INSTRUCTIONS FOR THE TASK.
Type out the complete listing below word for word, without its pictures.

MATERIAL.
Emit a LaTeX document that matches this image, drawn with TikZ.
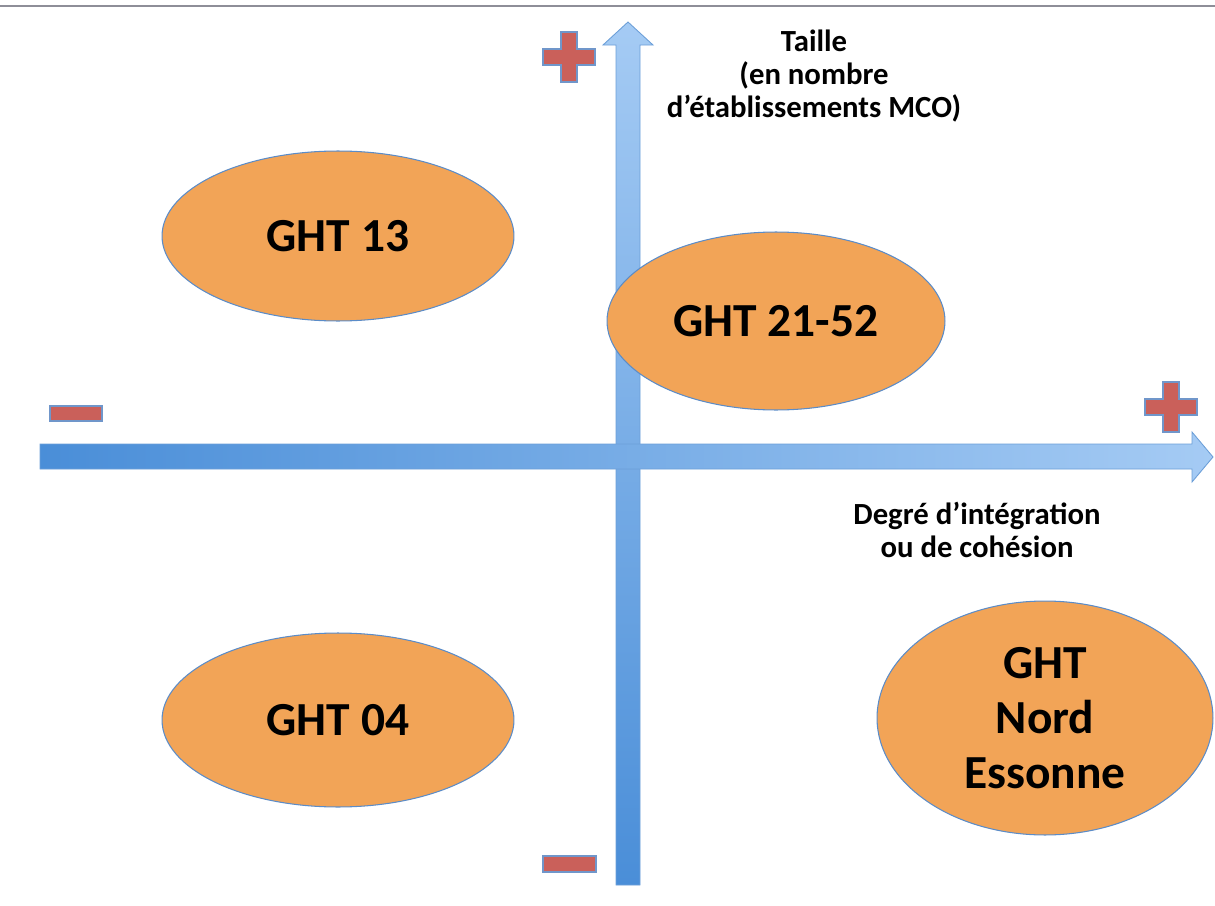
\documentclass[tikz,border=0pt]{standalone}
\usepackage{fontspec}
\setmainfont{Carlito}
\usetikzlibrary{shapes.geometric}

\definecolor{ghtorange}{HTML}{F2A457}
\definecolor{ghtedge}{HTML}{5B8CC8}
\definecolor{axisdark}{HTML}{4A8ED8}
\definecolor{axislight}{HTML}{A5CBF4}
\definecolor{axisedge}{HTML}{6C9FD8}
\definecolor{signred}{HTML}{CA605A}
\definecolor{signedge}{HTML}{7096CA}
\definecolor{topline}{HTML}{8E8E98}

\tikzset{
  ght/.style={ellipse, draw=ghtedge, fill=ghtorange, line width=0.6pt, inner sep=0pt,
    font=\fontsize{27}{31.2}\selectfont\bfseries, align=center},
  axislabel/.style={font=\fontsize{17.5}{18.8}\selectfont\bfseries, align=center},
  sign/.style={fill=signred, draw=signedge, line width=0.6pt},
}

\newcommand{\plusmark}[2]{%
  \draw[sign] (#1-8,#2-25) -- (#1+8,#2-25) -- (#1+8,#2-8) -- (#1+26,#2-8) -- (#1+26,#2+8)
    -- (#1+8,#2+8) -- (#1+8,#2+25) -- (#1-8,#2+25) -- (#1-8,#2+8) -- (#1-26,#2+8)
    -- (#1-26,#2-8) -- (#1-8,#2-8) -- cycle;}

\begin{document}
\begin{tikzpicture}[x=0.02cm,y=-0.02cm]
      \useasboundingbox (0,0) rectangle (1215,906);
      \draw[topline, line width=1.6pt] (0,6) -- (1215,6);

      % axes
      \draw[axisedge, line width=0.5pt, shading=axis, bottom color=axisdark, top color=axislight]
        (616,885) -- (616,45) -- (603,45) -- (628,22) -- (653,45) -- (640,45) -- (640,885) -- cycle;
      \draw[axisedge, line width=0.5pt, shading=axis, left color=axisdark, right color=axislight]
        (40,444) -- (1192,444) -- (1192,432) -- (1213,457) -- (1192,482) -- (1192,469) -- (40,469) -- cycle;

      % groupements
      \node[ght, minimum width=7.04cm, minimum height=3.4cm] (ght13) at (338,236) {GHT 13};
      \node[ght, minimum width=6.76cm, minimum height=3.56cm] (ght2152) at (776,321) {GHT 21-52};
      \node[ght, minimum width=7.04cm, minimum height=3.48cm] (ght04) at (338,720) {GHT 04};
      \node[ght, minimum width=6.72cm, minimum height=4.68cm] (ghtnord) at (1045,718) {GHT\\Nord\\Essonne};

      % signes
      \plusmark{569}{57}
      \plusmark{1171}{407}
      \draw[sign] (50,406) rectangle (102,421);
      \draw[sign] (543,856) rectangle (596,872);

      \node[axislabel] (taille) at (814,76) {Taille\\(en nombre\\d’établissements MCO)};
      \node[axislabel] (degre) at (977,530) {Degré d’intégration\\ou de cohésion};
\end{tikzpicture}
\end{document}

TASK RESULT.
Emit a LaTeX document that matches this image, drawn with TikZ.
\documentclass[tikz,border=0pt]{standalone}
\usepackage{fontspec}
\setmainfont{Carlito}
\usetikzlibrary{shapes.geometric}

\definecolor{ghtorange}{HTML}{F2A457}
\definecolor{ghtedge}{HTML}{5B8CC8}
\definecolor{axisdark}{HTML}{4A8ED8}
\definecolor{axislight}{HTML}{A5CBF4}
\definecolor{axisedge}{HTML}{6C9FD8}
\definecolor{signred}{HTML}{CA605A}
\definecolor{signedge}{HTML}{7096CA}
\definecolor{topline}{HTML}{8E8E98}

\tikzset{
  ght/.style={ellipse, draw=ghtedge, fill=ghtorange, line width=0.6pt, inner sep=0pt,
    font=\fontsize{27}{31.2}\selectfont\bfseries, align=center},
  axislabel/.style={font=\fontsize{17.5}{18.8}\selectfont\bfseries, align=center},
  sign/.style={fill=signred, draw=signedge, line width=0.6pt},
}

\newcommand{\plusmark}[2]{%
  \draw[sign] (#1-8,#2-25) -- (#1+8,#2-25) -- (#1+8,#2-8) -- (#1+26,#2-8) -- (#1+26,#2+8)
    -- (#1+8,#2+8) -- (#1+8,#2+25) -- (#1-8,#2+25) -- (#1-8,#2+8) -- (#1-26,#2+8)
    -- (#1-26,#2-8) -- (#1-8,#2-8) -- cycle;}

\begin{document}
\begin{tikzpicture}[x=0.02cm,y=-0.02cm]
      \useasboundingbox (0,0) rectangle (1215,906);
      \draw[topline, line width=1.6pt] (0,6) -- (1215,6);

      % axes
      \draw[axisedge, line width=0.5pt, shading=axis, bottom color=axisdark, top color=axislight]
        (616,885) -- (616,45) -- (603,45) -- (628,22) -- (653,45) -- (640,45) -- (640,885) -- cycle;
      \draw[axisedge, line width=0.5pt, shading=axis, left color=axisdark, right color=axislight]
        (40,444) -- (1192,444) -- (1192,432) -- (1213,457) -- (1192,482) -- (1192,469) -- (40,469) -- cycle;

      % groupements
      \node[ght, minimum width=7.04cm, minimum height=3.4cm] (ght13) at (338,236) {GHT 13};
      \node[ght, minimum width=6.76cm, minimum height=3.56cm] (ght2152) at (776,321) {GHT 21-52};
      \node[ght, minimum width=7.04cm, minimum height=3.48cm] (ght04) at (338,720) {GHT 04};
      \node[ght, minimum width=6.72cm, minimum height=4.68cm] (ghtnord) at (1045,718) {GHT\\Nord\\Essonne};

      % signes
      \plusmark{569}{57}
      \plusmark{1171}{407}
      \draw[sign] (50,406) rectangle (102,421);
      \draw[sign] (543,856) rectangle (596,872);

      \node[axislabel] (taille) at (814,76) {Taille\\(en nombre\\d’établissements MCO)};
      \node[axislabel] (degre) at (977,530) {Degré d’intégration\\ou de cohésion};
\end{tikzpicture}
\end{document}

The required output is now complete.